I’ve generally had an incredibly positive experience with Twitter over the last couple of years. While I wouldn’t now echo the sentiments of some that it is ‘the best CPD I have ever had’ it has without doubt changed my view of Professional Development in both good ways and bad. What it has done, to my great shame, is, at times, inflate my ego way beyond my true abilities. I was recently challenged by a colleague about something I wanted to do in class and immediately adopted a defensive stance. ‘Don’t you know I have two and a half thousand followers on Twitter? How can I be wrong?’ I definitely didn’t say. He was right of course. I had temporarily lost the ability to accept criticism without taking it personally.
One of the things I hope to work on in the class is that prickly question of challenging the views and beliefs of others without escalating situations into lifelong personal vendettas. In many ways we have been conditioned to deal defensively with criticism, mostly but not always from above, so it is perfectly understandable to be wary of challenge. However, challenging each others beliefs in a constructive manner and working together to achieve better outcomes is at the heart of Professional Development. It’s fine to be praised on Twitter and pleasing when others compliment your blog but challenge is far more effective than praise.
I’m hoping that the next few months of classes will be challenging and will expose me to others who will question my educational stance. I hope I will have heated discussions which will help refine my thoughts. However, what I hope for most is the space to question the impact of a lot of things we do in schools. I waste too much time patting myself on the back over great new ideas and resources but that word ‘impact’ needs to be at the heart of what I do and I need others to help me with that. Twitter and its often self-congratulatory tone isn’t always the answer.

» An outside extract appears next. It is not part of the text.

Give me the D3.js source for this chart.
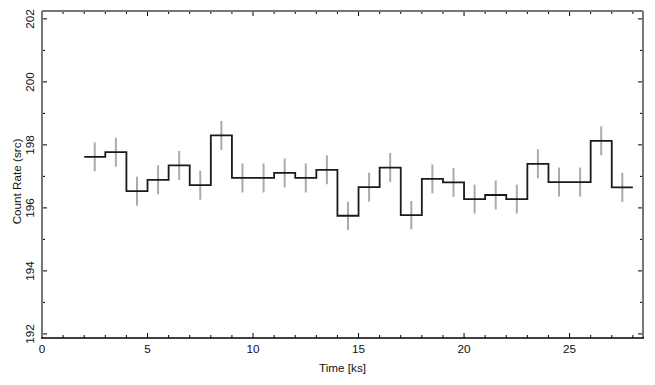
<!DOCTYPE html>
<html>
<head>
<meta charset="utf-8">
<script src="https://d3js.org/d3.v7.min.js"></script>
<style>
  body { margin: 0; background: #fff; }
  svg { display: block; font-family: "Liberation Sans", Arial, sans-serif; }
  .lbl { font-size: 11.7px; fill: #111; }
</style>
</head>
<body>
<div id="chart"></div>
<script>
// light curve bins: start/end in ks, rate and error
var binStart = [2, 3, 4, 5, 6, 7, 8, 9, 10, 11, 12, 13, 14, 15, 16, 17, 18, 19, 20, 21, 22, 23, 24, 25, 26, 27];
var rate = [197.62, 197.77, 196.53, 196.89, 197.35, 196.72, 198.30, 196.95, 196.95, 197.11, 196.95, 197.21, 195.75,
            196.66, 197.28, 195.77, 196.92, 196.81, 196.28, 196.41, 196.28, 197.40, 196.82, 196.82, 198.13, 196.65];
var rateErr = [0.46, 0.46, 0.46, 0.46, 0.46, 0.46, 0.46, 0.46, 0.46, 0.46, 0.46, 0.46, 0.45,
               0.46, 0.46, 0.45, 0.46, 0.46, 0.46, 0.46, 0.46, 0.46, 0.46, 0.46, 0.46, 0.46];
var binWidth = 1;
var xTicks = [0, 5, 10, 15, 20, 25];
var yTicks = [192, 194, 196, 198, 200, 202];

var W = 655, H = 385;
var pLeft = 42, pRight = 643, pTop = 11, pBottom = 338;

var x = d3.scaleLinear().domain([0, 28.48]).range([pLeft, pRight]);
var y = d3.scaleLinear().domain([191.87, 202.25]).range([pBottom, pTop]);

var svg = d3.select("#chart").append("svg")
    .attr("width", W).attr("height", H);

// frame ticks (inward, all four sides)
var xMinor = d3.range(0, 29, 1);
var yMinor = d3.range(192, 203, 1);
var tk = svg.append("g").attr("stroke", "#000").attr("stroke-width", 1);
xMinor.forEach(function(v) {
  var len = (v % 5 === 0) ? 5 : 3;
  tk.append("line").attr("x1", x(v)).attr("x2", x(v)).attr("y1", pBottom).attr("y2", pBottom - len);
  tk.append("line").attr("x1", x(v)).attr("x2", x(v)).attr("y1", pTop).attr("y2", pTop + len);
});
yMinor.forEach(function(v) {
  var len = (v % 2 === 0) ? 5 : 3;
  tk.append("line").attr("y1", y(v)).attr("y2", y(v)).attr("x1", pLeft).attr("x2", pLeft + len);
  tk.append("line").attr("y1", y(v)).attr("y2", y(v)).attr("x1", pRight).attr("x2", pRight - len);
});

// frame
svg.append("line").attr("x1", pLeft).attr("x2", pRight).attr("y1", pTop).attr("y2", pTop)
  .attr("stroke", "#777").attr("stroke-width", 2);
svg.append("line").attr("x1", pLeft).attr("x2", pLeft).attr("y1", pTop).attr("y2", pBottom)
  .attr("stroke", "#777").attr("stroke-width", 2);
svg.append("line").attr("x1", pRight).attr("x2", pRight).attr("y1", pTop).attr("y2", pBottom)
  .attr("stroke", "#777").attr("stroke-width", 2);
svg.append("line").attr("x1", pLeft - 1).attr("x2", pRight + 1).attr("y1", pBottom).attr("y2", pBottom)
  .attr("stroke", "#000").attr("stroke-width", 1.5);

// tick labels
svg.selectAll(".xl").data(xTicks).enter().append("text")
  .attr("class", "lbl").attr("x", function(d) { return x(d); }).attr("y", 353)
  .attr("text-anchor", "middle").text(function(d) { return d; });
svg.selectAll(".yl").data(yTicks).enter().append("text")
  .attr("class", "lbl")
  .attr("transform", function(d) { return "translate(34," + y(d) + ") rotate(-90)"; })
  .attr("text-anchor", "middle").text(function(d) { return d; });

svg.append("text").attr("class", "lbl").attr("x", (pLeft + pRight) / 2).attr("y", 372)
  .attr("text-anchor", "middle").text("Time [ks]");
svg.append("text").attr("class", "lbl")
  .attr("transform", "translate(21," + ((pTop + pBottom) / 2 + 7) + ") rotate(-90)")
  .attr("text-anchor", "middle").text("Count Rate (src)");

// error bars
svg.append("g").selectAll("line").data(binStart).enter().append("line")
  .attr("x1", function(d) { return x(d + binWidth / 2); })
  .attr("x2", function(d) { return x(d + binWidth / 2); })
  .attr("y1", function(d, i) { return y(rate[i] - rateErr[i]); })
  .attr("y2", function(d, i) { return y(rate[i] + rateErr[i]); })
  .attr("stroke", "#aaa").attr("stroke-width", 2);

// step line
var pts = [];
binStart.forEach(function(s, i) {
  pts.push([s, rate[i]]);
  pts.push([s + binWidth, rate[i]]);
});
svg.append("path").datum(pts)
  .attr("d", d3.line().x(function(d) { return x(d[0]); }).y(function(d) { return y(d[1]); }))
  .attr("fill", "none").attr("stroke", "#1a1a1a").attr("stroke-width", 1.8);
</script>
</body>
</html>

Social media is a great space for great CPD, and Twitter is an amazing way to connect but it can never replace quality collaboration. It is a great place to find and share ideas and wonderful resources but implementing them to achieve their full impact will only occur through collaboration and questioning. Challenging each other in a professional and constructive manner has been the best way for me to improve. Twitter is amazing in allowing me to meet some amazing teachers but nothing beats a group of teachers in a room challenging each other and working together to improve. And I should know. I’ve got two and a half thousand followers. How could I possibly be wrong?